■ **EXERCISE OBJECTIVE**: From the first line of the data down to and including the line with "import plotly.graph_objects as go", copy everything exactly, leaving out pictures.

■ **INFORMATION PROVIDED**:
§ §
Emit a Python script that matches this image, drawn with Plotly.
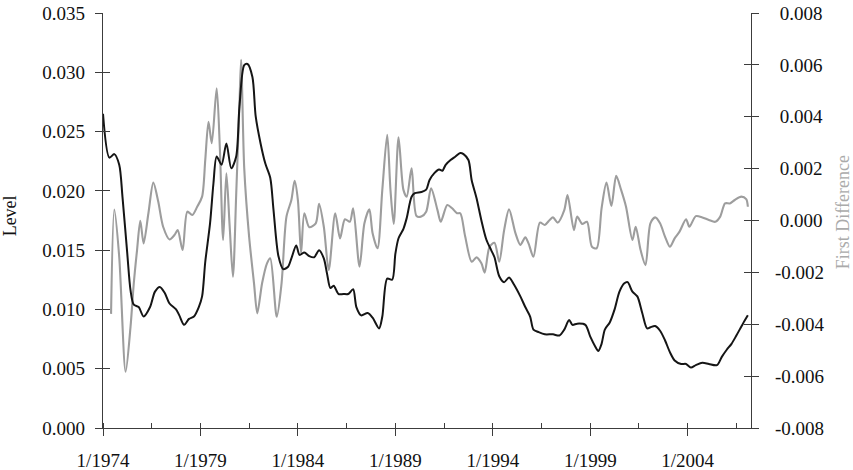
import plotly.graph_objects as go

# black series: level (left axis)
level_dates = [
    "1974-01", "1974-05", "1974-08", "1974-11", "1975-01", "1975-04", "1975-06", "1975-08",
    "1975-11", "1976-02", "1976-06", "1976-09", "1976-12", "1977-03", "1977-06", "1977-10",
    "1977-12", "1978-03", "1978-06", "1978-09", "1978-12", "1979-02", "1979-04", "1979-07",
    "1979-09", "1979-11", "1980-02", "1980-05", "1980-08", "1980-11", "1981-01", "1981-04",
    "1981-06", "1981-09", "1981-11", "1982-02", "1982-05", "1982-08", "1982-10", "1983-01",
    "1983-04", "1983-07", "1983-09", "1983-12", "1984-02", "1984-05", "1984-08", "1984-11",
    "1985-02", "1985-05", "1985-07", "1985-09", "1985-11", "1986-02", "1986-05", "1986-08",
    "1986-11", "1987-01", "1987-04", "1987-08", "1987-11", "1988-03", "1988-05", "1988-08",
    "1988-11", "1989-01", "1989-03", "1989-06", "1989-08", "1989-11", "1990-01", "1990-05",
    "1990-08", "1990-10", "1991-01", "1991-04", "1991-06", "1991-08", "1991-11", "1992-02",
    "1992-05", "1992-07", "1992-10", "1992-12", "1993-03", "1993-06", "1993-09", "1993-12",
    "1994-02", "1994-05", "1994-08", "1994-11", "1995-02", "1995-06", "1995-09", "1995-12",
    "1996-02", "1996-05", "1996-09", "1997-02", "1997-06", "1997-09", "1997-12", "1998-02",
    "1998-05", "1998-10", "1999-01", "1999-04", "1999-06", "1999-08", "1999-10", "2000-01",
    "2000-04", "2000-07", "2000-10", "2000-12", "2001-03", "2001-06", "2001-09", "2001-12",
    "2002-02", "2002-05", "2002-08", "2002-11", "2003-02", "2003-05", "2003-09", "2003-12",
    "2004-03", "2004-06", "2004-10", "2005-02", "2005-07", "2005-10", "2006-01", "2006-04",
    "2006-07", "2006-11", "2007-02",
]
level_values = [
    0.0265, 0.0228, 0.0231, 0.0222, 0.0195, 0.0147, 0.0116, 0.0104,
    0.0102, 0.0094, 0.0102, 0.0115, 0.0119, 0.0114, 0.0105, 0.0100,
    0.0095, 0.0087, 0.0092, 0.0094, 0.0102, 0.0111, 0.0140, 0.0173,
    0.0206, 0.0229, 0.0222, 0.0240, 0.0219, 0.0229, 0.0271, 0.0306,
    0.0307, 0.0296, 0.0263, 0.0240, 0.0223, 0.0211, 0.0184, 0.0145,
    0.0134, 0.0136, 0.0143, 0.0154, 0.0146, 0.0148, 0.0145, 0.0144,
    0.0150, 0.0143, 0.0130, 0.0118, 0.0120, 0.0113, 0.0113, 0.0113,
    0.0117, 0.0102, 0.0095, 0.0097, 0.0093, 0.0084, 0.0094, 0.0126,
    0.0125, 0.0147, 0.0160, 0.0168, 0.0177, 0.0195, 0.0198, 0.0199,
    0.0201, 0.0209, 0.0215, 0.0218, 0.0217, 0.0222, 0.0226, 0.0229,
    0.0232, 0.0231, 0.0226, 0.0209, 0.0194, 0.0175, 0.0159, 0.0150,
    0.0144, 0.0128, 0.0123, 0.0127, 0.0121, 0.0111, 0.0102, 0.0094,
    0.0083, 0.0081, 0.0079, 0.0079, 0.0078, 0.0083, 0.0091, 0.0087,
    0.0088, 0.0087, 0.0077, 0.0069, 0.0065, 0.0071, 0.0083, 0.0089,
    0.0100, 0.0115, 0.0122, 0.0123, 0.0115, 0.0111, 0.0097, 0.0084,
    0.0085, 0.0086, 0.0082, 0.0074, 0.0064, 0.0057, 0.0054, 0.0054,
    0.0051, 0.0053, 0.0055, 0.0054, 0.0053, 0.0060, 0.0066, 0.0071,
    0.0078, 0.0088, 0.0095,
]

# grey series: first difference (right axis)
diff_dates = [
    "1974-06", "1974-08", "1974-11", "1975-03", "1975-06", "1975-08", "1975-10", "1975-12",
    "1976-02", "1976-05", "1976-08", "1976-11", "1977-02", "1977-06", "1977-09", "1977-11",
    "1978-02", "1978-05", "1978-08", "1978-11", "1979-02", "1979-04", "1979-06", "1979-08",
    "1979-11", "1980-01", "1980-03", "1980-05", "1980-07", "1980-09", "1980-11", "1981-01",
    "1981-02", "1981-04", "1981-07", "1981-10", "1981-12", "1982-03", "1982-06", "1982-08",
    "1982-12", "1983-03", "1983-06", "1983-09", "1983-11", "1984-01", "1984-03", "1984-05",
    "1984-08", "1984-12", "1985-02", "1985-05", "1985-08", "1985-12", "1986-03", "1986-06",
    "1986-09", "1986-11", "1987-03", "1987-06", "1987-09", "1987-11", "1988-02", "1988-05",
    "1988-08", "1988-10", "1988-12", "1989-03", "1989-06", "1989-08", "1989-11", "1990-02",
    "1990-05", "1990-08", "1990-11", "1991-03", "1991-05", "1991-09", "1991-12", "1992-03",
    "1992-05", "1992-08", "1992-12", "1993-03", "1993-06", "1993-08", "1993-11", "1994-02",
    "1994-05", "1994-08", "1994-11", "1995-03", "1995-06", "1995-09", "1995-11", "1996-02",
    "1996-06", "1996-09", "1996-12", "1997-02", "1997-05", "1997-09", "1997-11", "1998-03",
    "1998-05", "1998-08", "1998-11", "1999-02", "1999-05", "1999-08", "1999-11", "2000-02",
    "2000-05", "2000-08", "2000-11", "2001-03", "2001-05", "2001-08", "2001-11", "2002-02",
    "2002-05", "2002-08", "2002-11", "2003-02", "2003-05", "2003-08", "2003-12", "2004-02",
    "2004-06", "2004-10", "2005-02", "2005-06", "2005-09", "2005-12", "2006-03", "2006-06",
    "2006-10", "2007-01", "2007-02",
]
diff_values = [
    -0.00360, 0.00042, -0.00140, -0.00583, -0.00409, -0.00242, -0.00114, -0.00001,
    -0.00088, 0.00028, 0.00146, 0.00073, -0.00024, -0.00073, -0.00056, -0.00037,
    -0.00114, 0.00034, 0.00021, 0.00053, 0.00092, 0.00233, 0.00381, 0.00298,
    0.00510, 0.00272, -0.00075, 0.00182, -0.00020, -0.00217, 0.00100, 0.00450,
    0.00620, 0.00200, -0.00062, -0.00242, -0.00358, -0.00242, -0.00165, -0.00146,
    -0.00371, -0.00242, 0.00015, 0.00079, 0.00153, 0.00079, -0.00126, 0.00028,
    -0.00026, -0.00011, 0.00064, -0.00024, -0.00191, 0.00028, -0.00069, 0.00005,
    -0.00005, 0.00047, -0.00178, -0.00011, 0.00043, -0.00049, -0.00107, 0.00118,
    0.00330, 0.00118, -0.00013, 0.00321, 0.00118, 0.00092, 0.00201, 0.00017,
    0.00015, 0.00034, 0.00124, 0.00040, -0.00005, 0.00060, 0.00047, 0.00028,
    0.00028, -0.00062, -0.00159, -0.00142, -0.00165, -0.00201, -0.00101, -0.00086,
    -0.00159, -0.00037, 0.00043, -0.00049, -0.00094, -0.00065, -0.00088, -0.00140,
    -0.00008, -0.00017, 0.00002, 0.00012, -0.00008, 0.00040, 0.00098, -0.00037,
    0.00015, -0.00013, -0.00005, -0.00101, -0.00107, 0.00047, 0.00146, 0.00056,
    0.00172, 0.00118, 0.00053, -0.00075, -0.00024, -0.00114, -0.00172, -0.00011,
    0.00012, -0.00011, -0.00062, -0.00101, -0.00069, -0.00043, 0.00005, -0.00024,
    0.00017, 0.00012, 0.00002, -0.00005, 0.00015, 0.00066, 0.00066, 0.00079,
    0.00092, 0.00082, 0.00053,
]

level_ticks = [0.000, 0.005, 0.010, 0.015, 0.020, 0.025, 0.030, 0.035]
diff_ticks = [-0.008, -0.006, -0.004, -0.002, 0.000, 0.002, 0.004, 0.006, 0.008]

FONT = "Liberation Serif"
AXIS_COL = "#3c3c3c"
TICK_FONT = dict(family=FONT, size=19, color="#111")

# right-hand labels line up on their right edge in the original
diff_text = [f"{v:.3f}" if v < 0 else "\u2008" + f"{v:.3f}" for v in diff_ticks]

fig = go.Figure()

fig.add_trace(go.Scatter(
    x=diff_dates, y=diff_values, name="First Difference",
    mode="lines", line=dict(color="#9d9d9d", width=2.1, shape="spline", smoothing=0.8),
    yaxis="y",
))
fig.add_trace(go.Scatter(
    x=level_dates, y=level_values, name="Level",
    mode="lines", line=dict(color="#151515", width=2, shape="spline", smoothing=0.8),
    yaxis="y2",
))
# empty traces so the tick-only overlay axes get drawn
fig.add_trace(go.Scatter(x=[], y=[], yaxis="y3", hoverinfo="skip"))
fig.add_trace(go.Scatter(x=[], y=[], yaxis="y4", hoverinfo="skip"))

common_y = dict(
    showgrid=False, zeroline=False, automargin=False, tickfont=TICK_FONT,
    tickcolor=AXIS_COL, tickwidth=1.3, ticklen=7,
)

fig.update_layout(
    width=853, height=470,
    margin=dict(l=103, r=102, t=13, b=42),
    paper_bgcolor="white", plot_bgcolor="white",
    showlegend=False,
    font=dict(family=FONT, size=19, color="#111"),
    xaxis=dict(
        type="date",
        range=["1974-01-01", "2007-04-01"],
        automargin=False,
        showgrid=False, zeroline=False,
        showline=True, linecolor=AXIS_COL, linewidth=1.3,
        tick0="1974-01-01", dtick="M60", tickformat="%-m/%Y",
        ticks="outside", ticklen=7, tickwidth=1.3, tickcolor=AXIS_COL,
        ticklabelstandoff=8,
        tickfont=TICK_FONT,
        minor=dict(tick0="1974-01-01", dtick="M30", ticks="inside",
                   ticklen=5, tickwidth=1.3, tickcolor=AXIS_COL, showgrid=False),
    ),
    yaxis=dict(
        side="right", range=[-0.008, 0.008],
        tickvals=diff_ticks, ticktext=diff_text,
        showline=True, linecolor=AXIS_COL, linewidth=1.3,
        ticks="outside", ticklabelstandoff=12, **common_y,
    ),
    yaxis2=dict(
        side="left", overlaying="y", anchor="x", range=[0, 0.035],
        tickvals=level_ticks, ticktext=[f"{v:.3f}" for v in level_ticks],
        showline=True, linecolor=AXIS_COL, linewidth=1.3,
        ticks="outside", ticklabelstandoff=6, **common_y,
    ),
    # inner halves of the crossing tick marks
    yaxis3=dict(
        side="right", overlaying="y", anchor="x", range=[-0.008, 0.008],
        tickvals=diff_ticks, showticklabels=False, showline=False,
        ticks="inside", **common_y,
    ),
    yaxis4=dict(
        side="left", overlaying="y", anchor="x", range=[0, 0.035],
        tickvals=level_ticks, showticklabels=False, showline=False,
        ticks="inside", **common_y,
    ),
    annotations=[
        dict(text="Level", xref="paper", yref="paper", x=-0.1435, y=0.51,
             xanchor="center", yanchor="middle",
             textangle=-90, showarrow=False, font=dict(family=FONT, size=18, color="#111")),
        dict(text="First Difference", xref="paper", yref="paper", x=1.142, y=0.52,
             xanchor="center", yanchor="middle",
             textangle=-90, showarrow=False, font=dict(family=FONT, size=18, color="#aaaaaa")),
    ],
)

# the page's default body margin would push the figure 8px off the window
fig.write_html("out.html", config={"displayModeBar": False},
               post_script="document.body.style.margin='0';")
§ §
■ **RESPONSE TO THIS EXERCISE**:
Emit a Python script that matches this image, drawn with Plotly.
import plotly.graph_objects as go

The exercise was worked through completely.